New Delhi: Auto loans took the maximum beating when the government to tighten liquidity increased the interest rates. The usual trend in the auto loan segment was to issue loans at fixed interest rates, but with no customers in sight, banks had to introduce the floating rate concept in auto loan segment.
SBI, and ICICI Bank the two stalwarts of Indian banking scenario introduced floating rate auto loans this festive season. Floating interest rates unlike fixed ones are tied to a benchmark lending rate and vary with market fluctuations. Floating interest rates mostly are priced about 50 basis points below the fixed rates. But with no significant reduction in interest rates in sight, are they worth taking?

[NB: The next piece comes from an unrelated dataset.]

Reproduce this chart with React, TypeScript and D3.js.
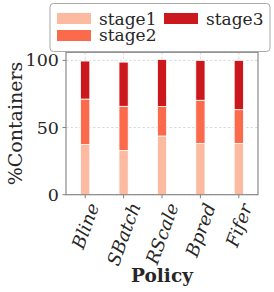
import React, { useEffect, useRef } from "react";
import * as d3 from "d3";

const categories = ["Bline", "SBatch", "RScale", "Bpred", "Fifer"];
const stageNames = ["stage1", "stage2", "stage3"];
const stage1 = [37.3, 32.9, 43.7, 38.1, 38.1];
const stage2 = [33.9, 32.9, 21.9, 32.2, 25.2];
const stage3 = [28.3, 32.9, 35.1, 29.7, 36.7];
const stageColors = ["#fcbba1", "#fb6a4a", "#cb181d"];
const yTicks = [0, 50, 100];

const W = 274;
const H = 292;
const SERIF = "'DejaVu Serif', serif";

export default function App() {
  const ref = useRef<SVGSVGElement | null>(null);

  useEffect(() => {
    const svg = d3.select(ref.current);
    svg.selectAll("*").remove();

    const left = 66, right = 258, top = 52.3, bottom = 194.7;
    const x = d3.scaleLinear().domain([-0.5, 4.5]).range([left, right]);
    const y = d3.scaleLinear().domain([0, 106]).range([bottom, top]);
    const barW = x(0.24) - x(0);

    const data = categories.map((c, i) => ({ c, i, s1: stage1[i], s2: stage2[i], s3: stage3[i] }));
    const stack = d3.stack<any>().keys(["s1", "s2", "s3"])(data as any);

    const g = svg.append("g");

    // grid
    g.selectAll(".hg").data(yTicks).enter().append("line")
      .attr("x1", left).attr("x2", right)
      .attr("y1", (d) => y(d)).attr("y2", (d) => y(d))
      .attr("stroke", "#d0d0d0").attr("stroke-width", 0.8).attr("stroke-dasharray", "2.5,2");
    g.selectAll(".vg").data(categories).enter().append("line")
      .attr("x1", (_d, i) => x(i)).attr("x2", (_d, i) => x(i))
      .attr("y1", top).attr("y2", bottom)
      .attr("stroke", "#d0d0d0").attr("stroke-width", 0.8).attr("stroke-dasharray", "2.5,2");

    // bars
    stack.forEach((layer, k) => {
      g.selectAll(".b" + k).data(layer).enter().append("rect")
        .attr("x", (_d, i) => x(i) - barW / 2)
        .attr("width", barW)
        .attr("y", (d: any) => y(d[1]))
        .attr("height", (d: any) => y(d[0]) - y(d[1]))
        .attr("fill", stageColors[k])
        .attr("stroke", "white")
        .attr("stroke-width", 0.8);
    });

    // spines
    g.append("rect")
      .attr("x", left).attr("y", top)
      .attr("width", right - left).attr("height", bottom - top)
      .attr("fill", "none").attr("stroke", "#808080").attr("stroke-width", 1.1);

    // y ticks
    yTicks.forEach((t) => {
      g.append("line").attr("x1", left - 3.5).attr("x2", left)
        .attr("y1", y(t)).attr("y2", y(t)).attr("stroke", "#808080").attr("stroke-width", 1);
      g.append("text").attr("x", left - 7).attr("y", y(t))
        .attr("text-anchor", "end").attr("dominant-baseline", "central")
        .attr("font-family", SERIF).attr("font-size", 17.5).attr("fill", "#262626")
        .text(String(t));
    });

    // x ticks and rotated labels
    const theta = 70;
    const rad = (theta * Math.PI) / 180;
    categories.forEach((c, i) => {
      const cx = x(i);
      g.append("line").attr("x1", cx).attr("x2", cx)
        .attr("y1", bottom).attr("y2", bottom + 3.5).attr("stroke", "#808080").attr("stroke-width", 1);
      const t = g.append("text")
        .attr("font-family", SERIF).attr("font-style", "italic")
        .attr("font-size", 18).attr("fill", "#262626")
        .attr("text-anchor", "middle").attr("dominant-baseline", "central")
        .text(c);
      const bb = (t.node() as SVGTextElement).getBBox();
      const L = bb.width;
      const h = bb.height * 0.75;
      const bh = L * Math.sin(rad) + h * Math.cos(rad);
      const cy = bottom + 6 + bh / 2;
      t.attr("transform", `translate(${cx},${cy}) rotate(${-theta})`);
    });

    // axis labels
    g.append("text")
      .attr("transform", `translate(22,${(top + bottom) / 2}) rotate(-90)`)
      .attr("text-anchor", "middle")
      .attr("font-family", SERIF).attr("font-size", 19).attr("fill", "#262626")
      .text("%Containers");
    g.append("text")
      .attr("x", (left + right) / 2).attr("y", 282)
      .attr("text-anchor", "middle")
      .attr("font-family", SERIF).attr("font-weight", "bold")
      .attr("font-size", 18.5).attr("fill", "#262626")
      .text("Policy");

    // legend
    const lg = svg.append("g");
    lg.append("rect").attr("x", 50).attr("y", 3.5).attr("width", 220).attr("height", 48)
      .attr("rx", 3.5).attr("fill", "white").attr("fill-opacity", 0.85)
      .attr("stroke", "#aaaaaa").attr("stroke-width", 1);
    const pos = [
      { px: 57, py: 13, tx: 99, ty: 25 },
      { px: 57, py: 30, tx: 99, ty: 40.5 },
      { px: 164, py: 13, tx: 206, ty: 25 },
    ];
    stageNames.forEach((s, k) => {
      const p = pos[k];
      lg.append("rect").attr("x", p.px).attr("y", p.py).attr("width", 34).attr("height", 11)
        .attr("fill", stageColors[k]);
      lg.append("text").attr("x", p.tx).attr("y", p.ty)
        .attr("font-family", SERIF).attr("font-size", 17).attr("fill", "#262626")
        .text(s);
    });
  }, []);

  return (
    <svg
      ref={ref}
      width={W}
      height={H}
      style={{ position: "absolute", left: 0, top: 0, background: "white" }}
    />
  );
}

Justifying the decision of launching floating rate auto loans, ICICI Bank's auto loans head, N.R. Narayanan, said, "Many customers told us that they were not going in for car loans now since they were expecting the interest rates to get better (fall). We thought we should offer them the floating rate scheme so that they also get the benefit if at all the rates fall."
A difference of just 50 basis points isn't too much and there are instances where banks and financial institutions are willing to provide auto loans at fixed interest rates, which are at par or below this floating rate offer. Now, that brings a peace of mind and shields the customer from any fluctuations what-so-ever. Looks like the banks have to spice up their offer of floating rate auto loans to attract more customers.